The small, rocky, innermost worlds of the Solar System collectively form the terrestrial planets. Further from the Sun are the large gaseous bodies of Jupiter, Saturn, Uranus and Neptune. These are known as the gas-giant planets. The name of the first of these, Jupiter, has linguistic links to good humour and jollity. Indeed, ‘Jovian’, pertaining to Jupiter, is the origin of ‘jovial’. This major planet is the easiest on which to see details through any telescope of limited size. Also, those details are subject to such rapid changes that one can never be sure what Jupiter will look like anytime one goes to the eyepiece. These attributes ensure that Jupiter is always a rewarding target for observers of all levels of experience.
THE JOLLY CREAM GIANT
Jupiter is the largest planet in our Solar System, having a volume 1300 times that of the Earth.
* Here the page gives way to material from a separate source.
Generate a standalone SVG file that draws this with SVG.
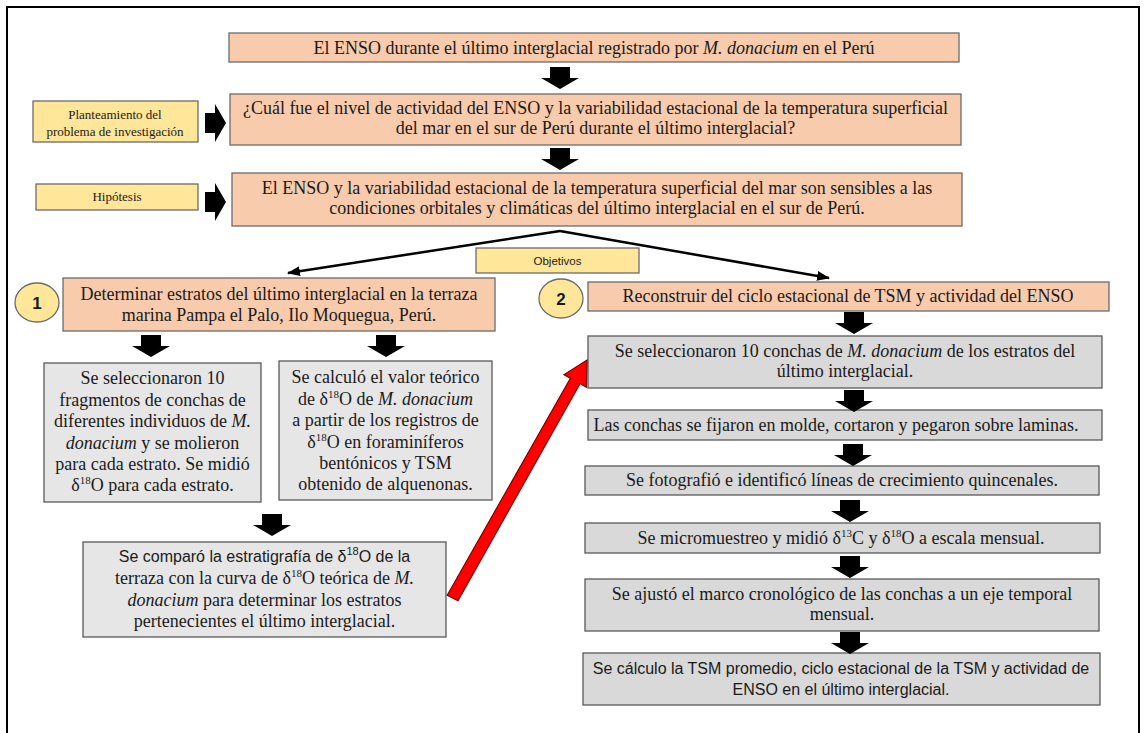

Its bulk contains the equivalent of 317 Earth-masses but its average density is very much less than the Earth's, being a mere 1300 kg/m3. This great globe orbits the Sun at a mean distance of 778 million kilometres, i.e. 5.2 astronomical units (AU).
Jupiter takes 4332.6 days to trundle once round its orbit, so the Earth does not have to go a lot further than once round the Sun to catch up with it as each successive opposition comes round. Consequently oppositions of Jupiter come along every 399 days, on average.